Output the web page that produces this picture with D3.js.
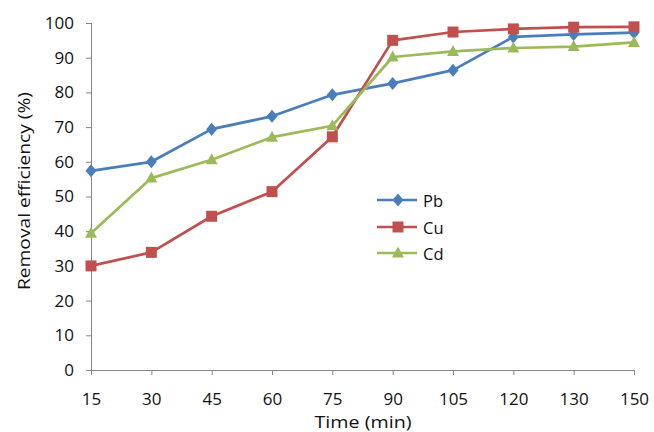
<!DOCTYPE html>
<html><head><meta charset="utf-8">
<script src="https://cdn.jsdelivr.net/npm/d3@7"></script>
<style>body{margin:0;background:#fff}svg{display:block}</style>
</head><body>
<script>
const times = ["15","30","45","60","75","90","105","120","130","150"];
const pb = [57.4, 60.0, 69.4, 73.1, 79.3, 82.6, 86.4, 96.0, 96.7, 97.2];
const cu = [30.0, 33.9, 44.3, 51.4, 67.2, 95.0, 97.4, 98.3, 98.8, 98.9];
const cd = [39.4, 55.3, 60.6, 67.1, 70.4, 90.2, 91.8, 92.8, 93.2, 94.4];
const yTicks = [0,10,20,30,40,50,60,70,80,90,100];
const seriesNames = ["Pb","Cu","Cd"];
const colors = ["#4A7EBB","#C0504D","#9BBB59"];
const seriesVals = [pb, cu, cd];

const diamond = { draw(ctx) { ctx.moveTo(0,-6.5); ctx.lineTo(5.5,0); ctx.lineTo(0,6.5); ctx.lineTo(-5.5,0); ctx.closePath(); } };
const square = { draw(ctx) { ctx.rect(-5.5,-5.5,11,11); } };
const triangle = { draw(ctx) { ctx.moveTo(0,-6.5); ctx.lineTo(6,4.5); ctx.lineTo(-6,4.5); ctx.closePath(); } };
const symbols = [diamond, square, triangle];

const W = 654, H = 432;
const svg = d3.select("body").append("svg").attr("width", W).attr("height", H);
const font = "'Open Sans', sans-serif";

const x = d3.scalePoint().domain(times).range([91, 634]).padding(0);
const y = d3.scaleLinear().domain([0, 100]).range([370, 23]);

const axisColor = "#868686";
const yAxis = svg.append("g").attr("transform", "translate(91,0)")
  .call(d3.axisLeft(y).tickValues(yTicks).tickSize(5).tickPadding(12).tickSizeOuter(0));
const xAxis = svg.append("g").attr("transform", "translate(0,370)")
  .call(d3.axisBottom(x).tickSize(5).tickPadding(18).tickSizeOuter(0));
[yAxis, xAxis].forEach(a => {
  a.selectAll("path, line").attr("stroke", axisColor).attr("stroke-width", 1);
  a.selectAll("text").attr("fill", "#111").style("font-family", font).style("font-size", "17px");
});
xAxis.select("path.domain").attr("d", "M91,0.5H634");
yAxis.select("path.domain").attr("d", "M0.5,23V370");

const line = d3.line().x((d, i) => x(times[i])).y(d => y(d));

seriesVals.forEach((vals, s) => {
  svg.append("path").datum(vals).attr("d", line)
    .attr("fill", "none").attr("stroke", colors[s]).attr("stroke-width", 2.7)
    .attr("stroke-linejoin", "round");
});
seriesVals.forEach((vals, s) => {
  svg.append("g").selectAll("path").data(vals).join("path")
    .attr("d", d3.symbol().type(symbols[s]))
    .attr("transform", (d, i) => `translate(${x(times[i])},${y(d)})`)
    .attr("fill", colors[s]);
});

// legend
const legY = [200, 227, 253];
seriesNames.forEach((n, s) => {
  const g = svg.append("g").attr("transform", `translate(0,${legY[s]})`);
  g.append("line").attr("x1", 377).attr("x2", 417).attr("y1", 0).attr("y2", 0)
    .attr("stroke", colors[s]).attr("stroke-width", 2.7);
  g.append("path").attr("d", d3.symbol().type(symbols[s]))
    .attr("transform", "translate(398,0)").attr("fill", colors[s]);
  g.append("text").attr("x", 423).attr("y", 6.5).text(n)
    .style("font-family", font).style("font-size", "16.5px").attr("fill", "#111");
});

svg.append("text").attr("transform", "translate(30,191) rotate(-90)")
  .attr("text-anchor", "middle").attr("textLength", 198).attr("lengthAdjust", "spacingAndGlyphs")
  .text("Removal efficiency (%)")
  .style("font-family", font).style("font-size", "17px").attr("fill", "#111");
svg.append("text").attr("x", 363).attr("y", 428).attr("text-anchor", "middle")
  .attr("textLength", 97).attr("lengthAdjust", "spacingAndGlyphs")
  .text("Time (min)").style("font-family", font).style("font-size", "17px").attr("fill", "#111");
</script>
</body></html>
· · ·
What you should do
Pictures in the data above should not be copied; transcribe everything else exactly.

Exercise result
Output the web page that produces this picture with D3.js.
<!DOCTYPE html>
<html><head><meta charset="utf-8">
<script src="https://cdn.jsdelivr.net/npm/d3@7"></script>
<style>body{margin:0;background:#fff}svg{display:block}</style>
</head><body>
<script>
const times = ["15","30","45","60","75","90","105","120","130","150"];
const pb = [57.4, 60.0, 69.4, 73.1, 79.3, 82.6, 86.4, 96.0, 96.7, 97.2];
const cu = [30.0, 33.9, 44.3, 51.4, 67.2, 95.0, 97.4, 98.3, 98.8, 98.9];
const cd = [39.4, 55.3, 60.6, 67.1, 70.4, 90.2, 91.8, 92.8, 93.2, 94.4];
const yTicks = [0,10,20,30,40,50,60,70,80,90,100];
const seriesNames = ["Pb","Cu","Cd"];
const colors = ["#4A7EBB","#C0504D","#9BBB59"];
const seriesVals = [pb, cu, cd];

const diamond = { draw(ctx) { ctx.moveTo(0,-6.5); ctx.lineTo(5.5,0); ctx.lineTo(0,6.5); ctx.lineTo(-5.5,0); ctx.closePath(); } };
const square = { draw(ctx) { ctx.rect(-5.5,-5.5,11,11); } };
const triangle = { draw(ctx) { ctx.moveTo(0,-6.5); ctx.lineTo(6,4.5); ctx.lineTo(-6,4.5); ctx.closePath(); } };
const symbols = [diamond, square, triangle];

const W = 654, H = 432;
const svg = d3.select("body").append("svg").attr("width", W).attr("height", H);
const font = "'Open Sans', sans-serif";

const x = d3.scalePoint().domain(times).range([91, 634]).padding(0);
const y = d3.scaleLinear().domain([0, 100]).range([370, 23]);

const axisColor = "#868686";
const yAxis = svg.append("g").attr("transform", "translate(91,0)")
  .call(d3.axisLeft(y).tickValues(yTicks).tickSize(5).tickPadding(12).tickSizeOuter(0));
const xAxis = svg.append("g").attr("transform", "translate(0,370)")
  .call(d3.axisBottom(x).tickSize(5).tickPadding(18).tickSizeOuter(0));
[yAxis, xAxis].forEach(a => {
  a.selectAll("path, line").attr("stroke", axisColor).attr("stroke-width", 1);
  a.selectAll("text").attr("fill", "#111").style("font-family", font).style("font-size", "17px");
});
xAxis.select("path.domain").attr("d", "M91,0.5H634");
yAxis.select("path.domain").attr("d", "M0.5,23V370");

const line = d3.line().x((d, i) => x(times[i])).y(d => y(d));

seriesVals.forEach((vals, s) => {
  svg.append("path").datum(vals).attr("d", line)
    .attr("fill", "none").attr("stroke", colors[s]).attr("stroke-width", 2.7)
    .attr("stroke-linejoin", "round");
});
seriesVals.forEach((vals, s) => {
  svg.append("g").selectAll("path").data(vals).join("path")
    .attr("d", d3.symbol().type(symbols[s]))
    .attr("transform", (d, i) => `translate(${x(times[i])},${y(d)})`)
    .attr("fill", colors[s]);
});

// legend
const legY = [200, 227, 253];
seriesNames.forEach((n, s) => {
  const g = svg.append("g").attr("transform", `translate(0,${legY[s]})`);
  g.append("line").attr("x1", 377).attr("x2", 417).attr("y1", 0).attr("y2", 0)
    .attr("stroke", colors[s]).attr("stroke-width", 2.7);
  g.append("path").attr("d", d3.symbol().type(symbols[s]))
    .attr("transform", "translate(398,0)").attr("fill", colors[s]);
  g.append("text").attr("x", 423).attr("y", 6.5).text(n)
    .style("font-family", font).style("font-size", "16.5px").attr("fill", "#111");
});

svg.append("text").attr("transform", "translate(30,191) rotate(-90)")
  .attr("text-anchor", "middle").attr("textLength", 198).attr("lengthAdjust", "spacingAndGlyphs")
  .text("Removal efficiency (%)")
  .style("font-family", font).style("font-size", "17px").attr("fill", "#111");
svg.append("text").attr("x", 363).attr("y", 428).attr("text-anchor", "middle")
  .attr("textLength", 97).attr("lengthAdjust", "spacingAndGlyphs")
  .text("Time (min)").style("font-family", font).style("font-size", "17px").attr("fill", "#111");
</script>
</body></html>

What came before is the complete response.